Le 1er novembre 2018, des centaines de consommateurs ont vu leur téléphone bloqué par Free. L’opérateur les a « blacklistés » car l’IMEI de leur téléphone (un numéro unique de 15 à 17 chiffres, propre à chaque téléphone) avait été inscrit au registre des appareils volés ou perdus. D’après l’opérateur, il s’agirait de téléphones loués par leurs services. Mais certains clients, au lieu de les restituer à Free, les ont revendus sur le Bon Coin ou à un magasin de produits d’occasion, en toute illégalité.
Plus de 700 personnes seraient concernées. Certains avaient acheté leur téléphone d’occasion encore sous emballage, d’autres avaient bien pris soin de vérifier en amont le numéro IMEI pour s’assurer que le téléphone n’était pas volé. Ils pensaient donc avoir fait une transaction en toute bonne foi. Quant aux magasins d’occasion, ils effectuent toujours cette vérification avant de revendre des appareils. Le problème, c’est que si l’IMEI permet de s’assurer que le téléphone n’est ni volé, ni perdu, il ne permet pas de savoir s’il s’agit d’un appareil loué. Aucune liste des téléphones en location n’est fournie par les opérateurs, affirme l’un des leaders du marché.
Interrogées par le magazine 60 millions de consommateurs, les enseignes Cash Express, Easy Cash et Happy Cash se sont engagées à échanger les téléphones bloqués par un modèle équivalent ou identique. Elles se réservent en revanche le droit de porter plainte contre Free si l’opérateur ne cesse pas ce blocage.
Une capitaine du service d’information et de communication de la police nationale a indiqué à « 60 » que le fait de considérer ces téléphones comme volés serait juridiquement contestable. Il s’agit plutôt d’un abus de confiance. Free a en effet remis volontairement le téléphone au locataire (futur vendeur), alors que dans le cas d’un vol, il n’y a pas de consentement. Free est toutefois également victime dans cette affaire. Par ailleurs, d’après les conditions générales du service de location de mobiles de Free, l’opérateur reste propriétaire de l’appareil qui ne peut être ni cédé, ni loué, ni prêté à un tiers par l’utilisateur. Le fait de payer une pénalité pour non-restitution ne vaut pas non plus transfert de propriété. Free serait donc en droit d’effectuer un blocage, même si cela n’est pas stipulé dans les conditions générales de vente.

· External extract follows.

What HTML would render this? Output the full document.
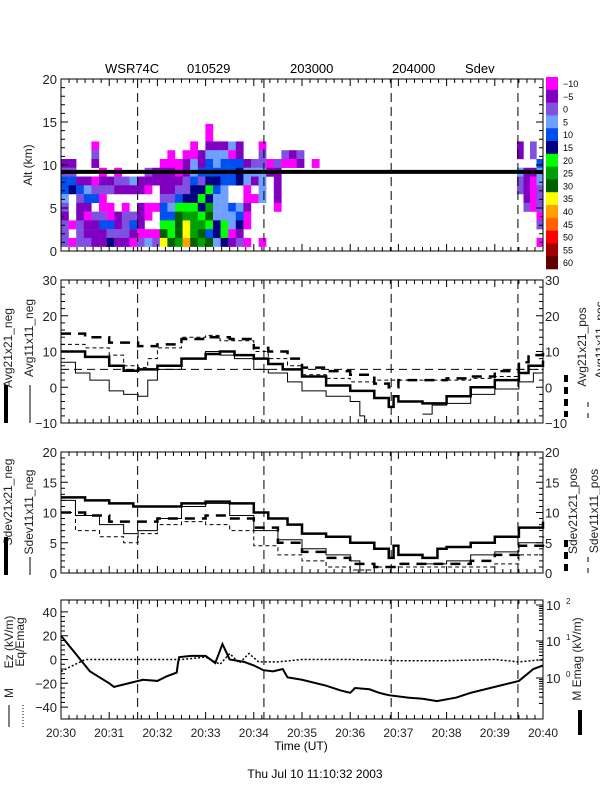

Pour autant, l’opérateur n’a pas apporté d’information sur le nombre de téléphones concernés, ni sur la procédure interne qui a mené au blocage (les services de police avaient-ils été prévenus avant ?). Pour les personnes concernées, la police invite à porter plainte contre le vendeur en fournissant un maximum d’éléments (échanges par mail ou sms, coordonnées du vendeur, lieu de la transaction…). S’il s’agit d’un particulier, le consommateur lésé peut faire jouer la garantie des vices cachés (articles 1641 et suivants du Code civil), mais les conditions d’application sont très restreintes. S’il s’agit d’un professionnel, il peut se prévaloir de la garantie légale de conformité (articles L. 217-4 et suivants du Code de la consommation) afin d’obtenir le remplacement ou le remboursement du téléphone. Attention toutefois, cette garantie ne peut être activée que dans les 2 ans suivant l’achat. Dans tous les cas, le consommateur est en droit de demander la nullité de la vente car le vendeur lui a cédé un bien qui ne lui appartenait pas (article 1599 du Code civil sur la vente de la chose d’autrui). Il faut néanmoins qu’il soit en mesure d’identifier le vendeur et de le contacter.